SAN FRANCISCO (Reuters) - Bus drivers threatening to shut down a major San Francisco-area transportation system over pay and healthcare benefits have reached a deal, averting a strike that would have affected nearly 200,000 commuters.
Union representatives and management reached agreement on Tuesday night, minutes before 1,800 transit workers planned to walk off the job. The agreement came less than a week after California Governor Jerry Brown intervened to halt a massive commuter rail worker walkout in the area.
“This was a long and often intense negotiation and there are no winners or losers in its outcome,” David Armijo, general manager of the Alameda-Contra Costa Transit Agency, said in a statement.
“We are happy we were able to get through the process without any disruption in service,” Armijo said.
The transit agency serves 181,000 bus riders daily in two large East Bay counties, in an area that includes Oakland and Berkeley, and downtown San Francisco.
The union representing the transit agency’s bus drivers, mechanics and clerical workers gave a 72-hour strike notice on Monday, after failing to reach an agreement on wages, benefits and safety concerns with the agency’s board of governors.
After a lengthy session on Tuesday, the union and the board agreed on a 9.5 percent wage increase over a three-year period and annual flat rate healthcare contributions starting at $70, said union spokeswoman Sharon Cornu in a statement.
Union workers initially asked for a wage hike totaling about 10 percent over three years, while the board offered 9 percent, transit agency spokesman Clarence Johnson said.
“This agreement protects workers, helps riders, and keeps service running,” Cornu said.
Union members began negotiations with the board in March, four months before the contract expired.
The bus worker deal followed a narrowly avoided strike by employees of the Bay Area Rapid Transit (BART) District, the San Francisco-area’s central rail system that carries 400,000 passengers daily.

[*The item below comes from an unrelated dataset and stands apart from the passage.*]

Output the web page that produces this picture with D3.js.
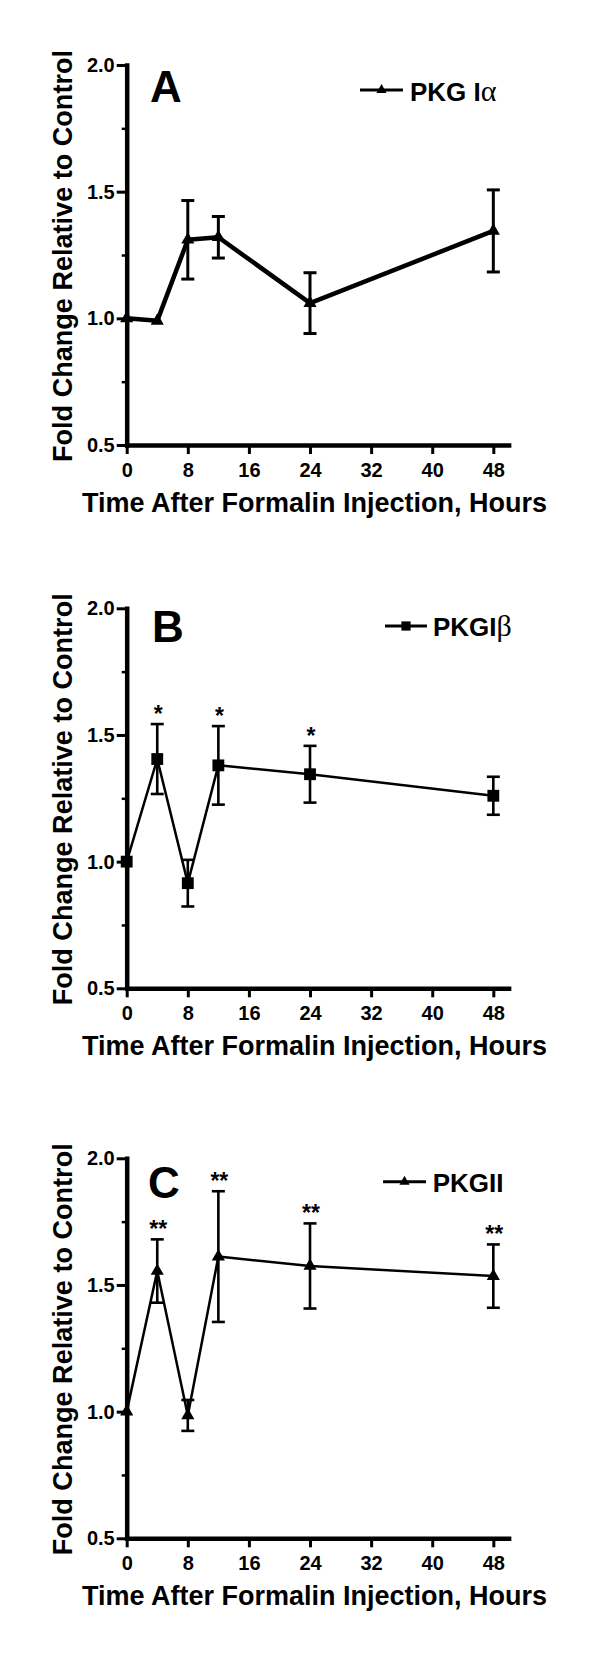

After failing to negotiate new contract terms, the two unions representing 2,400 rail system workers on Thursday submitted a notice of intent to strike on Monday morning. But Brown stepped in late Sunday night and delayed a possible strike for seven days, appointing a three-member board to investigate the labor dispute.
A rail strike would be prohibited while the investigation is underway. The BART board of inquiry is scheduled to meet with BART unions and management on Wednesday.